-- start of ENTRIES SHOWN --
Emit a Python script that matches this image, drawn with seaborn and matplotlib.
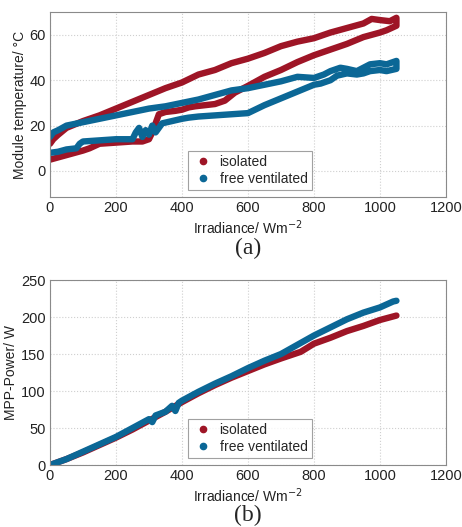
import matplotlib
matplotlib.use("Agg")
import matplotlib.pyplot as plt
import seaborn as sns
import pandas as pd
from matplotlib.lines import Line2D

# ---- data ----
# Module temperature, isolated: rising branch then falling branch
iso_up_x = [0, 10, 25, 50, 100, 150, 200, 250, 300, 350, 400, 450, 500, 550, 600, 650, 700, 750, 800, 850, 900, 950, 975, 1000, 1030, 1050]
iso_up_y = [12, 14, 16, 19, 22, 24.5, 27.5, 30.5, 33.5, 36.5, 39, 42.5, 44.5, 47.5, 49.5, 52, 55, 57, 58.5, 61, 63, 65, 67, 66.5, 66, 67.5]
iso_dn_x = [1050, 1020, 1000, 950, 900, 850, 800, 750, 700, 650, 600, 560, 530, 500, 470, 440, 420, 400, 380, 350, 330, 320, 310, 300, 280, 250, 200, 150, 120, 100, 50, 25, 0]
iso_dn_y = [64, 62, 61, 59, 56, 53.5, 51, 48, 44.5, 41.5, 37.5, 34.5, 31, 29.5, 29, 28.5, 28, 27, 26.5, 26, 25, 21, 17, 14, 13, 13, 12.5, 12, 10, 9, 7, 6, 5]

# Module temperature, free ventilated
fv_up_x = [0, 10, 25, 50, 100, 150, 200, 250, 300, 350, 400, 450, 500, 550, 600, 650, 700, 750, 800, 830, 850, 880, 900, 930, 950, 970, 1000, 1020, 1050]
fv_up_y = [15, 17, 18, 20, 21.5, 23, 24.5, 26, 27.5, 28.5, 30, 31.5, 33.5, 35.5, 36.5, 38, 39.5, 41.5, 41, 42.5, 44, 45.5, 45, 44, 45.5, 47, 47.5, 47, 48.5]
fv_dn_x = [1050, 1020, 1000, 970, 950, 930, 900, 870, 850, 820, 800, 750, 700, 650, 600, 550, 500, 450, 420, 400, 370, 340, 330, 320, 310, 300, 290, 280, 270, 260, 250, 200, 150, 100, 90, 80, 50, 25, 0]
fv_dn_y = [45, 44, 44.5, 44, 43, 42.5, 43, 42, 40, 38.5, 38, 35, 32, 29, 25.5, 25, 24.5, 24, 23.5, 23, 22, 21, 19, 17, 20, 16, 18, 15, 19, 17, 14, 14, 13.5, 13, 12, 10, 9.5, 8.5, 8]

# MPP power
p_iso_x = [0, 50, 100, 150, 200, 250, 300, 350, 400, 450, 500, 550, 600, 650, 700, 760, 800, 850, 900, 950, 1000, 1050]
p_iso_y = [0, 8, 17, 27, 37, 48, 60, 72, 85, 97, 108, 118, 127, 136, 144, 153, 164, 172, 181, 188, 196, 202]
p_fv_x = [0, 50, 100, 150, 200, 250, 300, 310, 320, 350, 370, 380, 390, 400, 450, 500, 550, 600, 650, 700, 760, 800, 850, 900, 950, 1000, 1040, 1050]
p_fv_y = [0, 8, 18, 28, 38, 50, 62, 58, 67, 72, 80, 73, 84, 87, 99, 110, 120, 131, 141, 150, 165, 175, 186, 197, 206, 213, 221, 222]

labels = ["isolated", "free ventilated"]
RED = "#9E1526"
BLUE = "#0B6796"

sns.set_style("whitegrid")
plt.rcParams["font.family"] = ["Liberation Sans", "DejaVu Sans"]

fig = plt.figure(figsize=(4.62, 5.27), dpi=100)
ax1 = fig.add_axes([0.1082, 0.626, 0.857, 0.351])
ax2 = fig.add_axes([0.1082, 0.1176, 0.857, 0.351])

LW = 4.6
def draw(ax, x, y, color):
    df = pd.DataFrame({"x": x, "y": y})
    sns.lineplot(data=df, x="x", y="y", sort=False, estimator=None, ax=ax,
                 color=color, lw=LW, solid_capstyle="round", solid_joinstyle="round")

draw(ax1, iso_up_x + iso_dn_x, iso_up_y + iso_dn_y, RED)
draw(ax1, fv_up_x + fv_dn_x, fv_up_y + fv_dn_y, BLUE)
draw(ax2, p_iso_x, p_iso_y, RED)
draw(ax2, p_fv_x, p_fv_y, BLUE)

for ax in (ax1, ax2):
    ax.set_xlim(0, 1200)
    ax.set_xticks(range(0, 1201, 200))
    ax.grid(True, color="#cfcfcf", linestyle=":", linewidth=0.8)
    for s in ax.spines.values():
        s.set_color("#8a8a8a")
        s.set_linewidth(0.8)
    ax.tick_params(labelsize=10.5, colors="#222222", length=0, pad=3)
    ax.set_xlabel("Irradiance/ Wm$^{-2}$", fontsize=10, labelpad=2, color="#222222")
    handles = [Line2D([], [], ls="", marker="o", ms=4.5, color=c) for c in (RED, BLUE)]
    leg = ax.legend(handles, labels, loc="lower left", bbox_to_anchor=(0.33, 0.0),
                    fontsize=10, frameon=True, fancybox=False, borderpad=0.3,
                    handletextpad=0.4, labelspacing=0.2, handlelength=1.6)
    leg.get_frame().set_edgecolor("#8a8a8a")
    leg.get_frame().set_linewidth(0.8)

ax1.set_ylim(-11.5, 70)
ax1.set_yticks([0, 20, 40, 60])
ax1.set_ylabel("Module temperature/ °C", fontsize=10, labelpad=2, color="#222222")
ax2.set_ylim(0, 250)
ax2.set_yticks(range(0, 251, 50))
ax2.set_ylabel("MPP-Power/ W", fontsize=10, labelpad=2, color="#222222")

fig.text(0.537, (527 - 248) / 527, "(a)", ha="center", va="center",
         fontsize=17, family=["Liberation Serif", "DejaVu Serif"])
fig.text(0.537, (527 - 515) / 527, "(b)", ha="center", va="center",
         fontsize=17, family=["Liberation Serif", "DejaVu Serif"])

fig.savefig("out.png", dpi=100)
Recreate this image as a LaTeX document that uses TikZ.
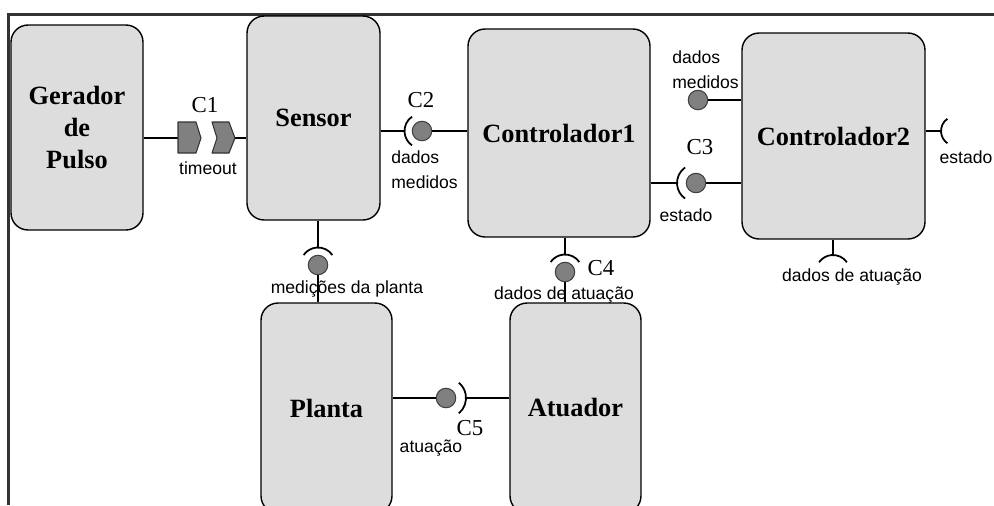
\documentclass[tikz,border=0pt]{standalone}
\usepackage{fontspec}
\setmainfont{Liberation Serif}
\setsansfont{Liberation Sans}
\usepackage{tikz}
\usetikzlibrary{positioning}
\tikzset{
  compbox/.style={draw, rounded corners=0.34cm, line width=0.8pt, fill=gray!27, align=center, inner sep=0pt, font=\fontsize{15}{18}\selectfont\bfseries},
  ball/.style={circle, draw=black!75, fill=black!50, line width=0.6pt, minimum size=0.39cm, inner sep=0pt},
  plug/.style={draw=black!80, fill=black!50, line width=0.6pt, line join=round},
  wire/.style={line width=0.8pt},
  cup/.style={line width=1pt},
  portlabel/.style={font=\sffamily\fontsize{10}{14}\selectfont, inner sep=0pt, align=left},
  connlabel/.style={font=\fontsize{13}{15}\selectfont, inner sep=0pt},
  frameline/.style={line width=1.5pt, black!80}
}

\begin{document}
\begin{tikzpicture}[x=0.02cm, y=-0.02cm]
  \useasboundingbox (0,0) rectangle (994,505);
  \clip (0,0) rectangle (994,505);
  \coordinate (ftl) at (8.5,14.5);
  \coordinate (ftr) at (994,14.5);
  \coordinate (fbl) at (8.5,505);
  \draw[frameline] (ftr) -- (ftl) -- (fbl);

  \node[compbox, minimum width=2.64cm, minimum height=4.1cm] (gerador) at (77,127.5) {Gerador\\de\\Pulso};
  \node[compbox, minimum width=2.66cm, minimum height=4.08cm] (sensor) at (313.5,118) {Sensor};
  \node[compbox, minimum width=3.64cm, minimum height=4.16cm] (ctrlum) at (559,133) {Controlador1};
  \node[compbox, minimum width=3.66cm, minimum height=4.12cm] (ctrldois) at (833.5,136) {Controlador2};
  \node[compbox, minimum width=2.62cm, minimum height=4.2cm] (planta) at (326.5,408) {Planta};
  \node[compbox, minimum width=2.62cm, minimum height=4.2cm] (atuador) at (575.5,408) {Atuador};

  \node[ball] (bdois) at (422,131) {};
  \node[ball] (btres) at (696,183) {};
  \node[ball] (bmed) at (698,100) {};
  \node[ball] (bquatro) at (565,272) {};
  \node[ball] (bplanta) at (318,265) {};
  \node[ball] (bcinco) at (446,398) {};
  \coordinate (cum) at (206,138);
  \coordinate (sestado) at (956,131);
  \coordinate (satua) at (833,272);

  \draw[wire] (gerador.east |- cum) -- ([xshift=-0.56cm]cum);
  \begin{scope}[shift={(cum)}]
    \draw[plug] (-28,-16) -- (-10,-16) -- (-5,0) -- (-10,15) -- (-28,15) -- cycle;
    \draw[plug] (6,-16) -- (23,-16) -- (29,0) -- (23,15) -- (6,15) -- (11,0) -- cycle;
  \end{scope}
  \draw[wire] ([xshift=0.58cm]cum) -- (sensor.west |- cum);

  \draw[wire] (sensor.east |- bdois) -- ([xshift=-0.35cm]bdois.center);
  \draw[cup] ([shift={(125:0.35cm)}]bdois.center) arc[start angle=125, end angle=235, radius=0.35cm];
  \draw[wire] (bdois) -- (ctrlum.west |- bdois);

  \draw[wire] (ctrlum.east |- btres) -- ([xshift=-0.38cm]btres.center);
  \draw[cup] ([shift={(125:0.38cm)}]btres.center) arc[start angle=125, end angle=235, radius=0.38cm];
  \draw[wire] (btres) -- (ctrldois.west |- btres);

  \draw[wire] (bmed) -- (ctrldois.west |- bmed);

  \draw[wire] (ctrldois.east |- sestado) -- ([xshift=-0.3cm]sestado);
  \draw[cup] ([shift={(125:0.3cm)}]sestado) arc[start angle=125, end angle=235, radius=0.3cm];

  \draw[wire] (ctrldois.south -| satua) -- ([yshift=0.34cm]satua);
  \draw[cup] ([shift={(35:0.34cm)}]satua) arc[start angle=35, end angle=145, radius=0.34cm];

  \draw[wire] (sensor.south -| bplanta) -- ([yshift=0.35cm]bplanta.center);
  \draw[cup] ([shift={(35:0.35cm)}]bplanta.center) arc[start angle=35, end angle=145, radius=0.35cm];
  \draw[wire] (bplanta) -- (planta.north -| bplanta);

  \draw[wire] (ctrlum.south -| bquatro) -- ([yshift=0.35cm]bquatro.center);
  \draw[cup] ([shift={(35:0.35cm)}]bquatro.center) arc[start angle=35, end angle=145, radius=0.35cm];
  \draw[wire] (bquatro) -- (atuador.north -| bquatro);

  \draw[wire] (planta.east |- bcinco) -- (bcinco);
  \draw[cup] ([shift={(-50:0.4cm)}]bcinco.center) arc[start angle=-50, end angle=50, radius=0.4cm];
  \draw[wire] ([xshift=0.4cm]bcinco.center) -- (atuador.west |- bcinco);

  \node[connlabel] (lcum) at (205,105) {C1};
  \node[portlabel] (ltimeout) at (208,168) {timeout};
  \node[connlabel] (lcdois) at (421,100) {C2};
  \node[portlabel, anchor=west] (ldmdois) at (391,170) {dados\\medidos};
  \node[connlabel] (lctres) at (700,147) {C3};
  \node[portlabel] (lestado) at (686,215) {estado};
  \node[portlabel, anchor=west] (ldmmed) at (672,70) {dados\\medidos};
  \node[portlabel] (lestadodois) at (966,157) {estado};
  \node[portlabel] (latuadois) at (852,277) {dados de atuação};
  \node[connlabel] (lcquatro) at (601,268) {C4};
  \node[portlabel] (latuaum) at (564,295) {dados de atuação};
  \node[portlabel] (lmedicoes) at (347,289) {medições da planta};
  \node[connlabel] (lccinco) at (470,428) {C5};
  \node[portlabel] (latuacao) at (431,448) {atuação};
\end{tikzpicture}
\end{document}
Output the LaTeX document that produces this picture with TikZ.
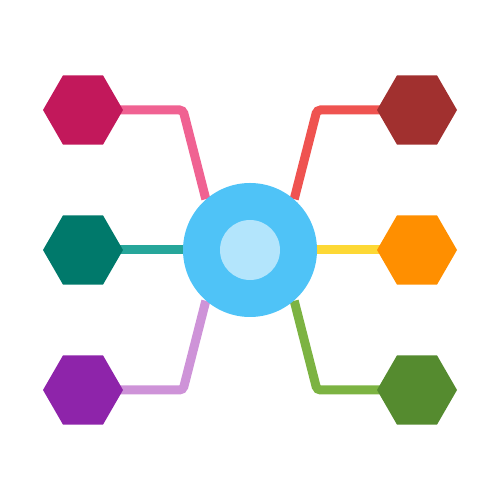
\documentclass[tikz,border=0pt]{standalone}
\usepackage{tikz}
\usetikzlibrary{positioning,shapes.geometric,backgrounds}

\definecolor{hubblue}{HTML}{4FC3F7}
\definecolor{hubcore}{HTML}{B3E5FC}
\definecolor{hexrose}{HTML}{C2185B}
\definecolor{hexteal}{HTML}{00796B}
\definecolor{hexplum}{HTML}{8E24AA}
\definecolor{hexrust}{HTML}{A1302F}
\definecolor{hexamber}{HTML}{FF8F00}
\definecolor{hexgreen}{HTML}{558B2F}
\definecolor{linkrose}{HTML}{F06292}
\definecolor{linkteal}{HTML}{26A69A}
\definecolor{linkplum}{HTML}{CE93D8}
\definecolor{linkrust}{HTML}{EF5350}
\definecolor{linkamber}{HTML}{FDD835}
\definecolor{linkgreen}{HTML}{7CB342}

\begin{document}
\begin{tikzpicture}[hexa/.style = {regular polygon, regular polygon sides=6,
                        minimum size=1.6cm, inner sep=0pt, draw=none},
                      link/.style = {line width=0.18cm, rounded corners=2pt}]
  \useasboundingbox (0,0) rectangle (10,10);
  % hub
  \node (hub) [circle, fill=hubblue, minimum size=2.68cm, inner sep=0pt] at (5,5) {};
  \node (core) [circle, fill=hubcore, minimum size=1.2cm, inner sep=0pt] at (hub.center) {};
  % outer hexagons
  \node (tl) [hexa, fill=hexrose]  at (1.66,7.8) {};
  \node (ml) [hexa, fill=hexteal]  at (1.66,5)   {};
  \node (bl) [hexa, fill=hexplum]  at (1.66,2.2) {};
  \node (tr) [hexa, fill=hexrust]  at (8.34,7.8) {};
  \node (mr) [hexa, fill=hexamber] at (8.34,5)   {};
  \node (br) [hexa, fill=hexgreen] at (8.34,2.2) {};
  \coordinate (tlbend) at (3.66,7.8);
  \coordinate (blbend) at (3.66,2.2);
  \coordinate (trbend) at (6.34,7.8);
  \coordinate (brbend) at (6.34,2.2);
  % connectors
  \begin{scope}[on background layer]
    \draw[link, linkrose]  (tl.center) -- (tlbend) -- (hub.131);
    \draw[link, linkteal]  (ml.center) -- (hub.center);
    \draw[link, linkplum]  (bl.center) -- (blbend) -- (hub.229);
    \draw[link, linkrust]  (tr.center) -- (trbend) -- (hub.49);
    \draw[link, linkamber] (mr.center) -- (hub.center);
    \draw[link, linkgreen] (br.center) -- (brbend) -- (hub.311);
  \end{scope}
\end{tikzpicture}
\end{document}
-- end of ENTRIES SHOWN --
■ DIRECTIVE ■
Leave out the pictures and repeat the lines from the start of the material through the line with "10, 9, 7, 6, 5]", inclusive.

■ FULL ANSWER ■
Emit a Python script that matches this image, drawn with seaborn and matplotlib.
import matplotlib
matplotlib.use("Agg")
import matplotlib.pyplot as plt
import seaborn as sns
import pandas as pd
from matplotlib.lines import Line2D

# ---- data ----
# Module temperature, isolated: rising branch then falling branch
iso_up_x = [0, 10, 25, 50, 100, 150, 200, 250, 300, 350, 400, 450, 500, 550, 600, 650, 700, 750, 800, 850, 900, 950, 975, 1000, 1030, 1050]
iso_up_y = [12, 14, 16, 19, 22, 24.5, 27.5, 30.5, 33.5, 36.5, 39, 42.5, 44.5, 47.5, 49.5, 52, 55, 57, 58.5, 61, 63, 65, 67, 66.5, 66, 67.5]
iso_dn_x = [1050, 1020, 1000, 950, 900, 850, 800, 750, 700, 650, 600, 560, 530, 500, 470, 440, 420, 400, 380, 350, 330, 320, 310, 300, 280, 250, 200, 150, 120, 100, 50, 25, 0]
iso_dn_y = [64, 62, 61, 59, 56, 53.5, 51, 48, 44.5, 41.5, 37.5, 34.5, 31, 29.5, 29, 28.5, 28, 27, 26.5, 26, 25, 21, 17, 14, 13, 13, 12.5, 12, 10, 9, 7, 6, 5]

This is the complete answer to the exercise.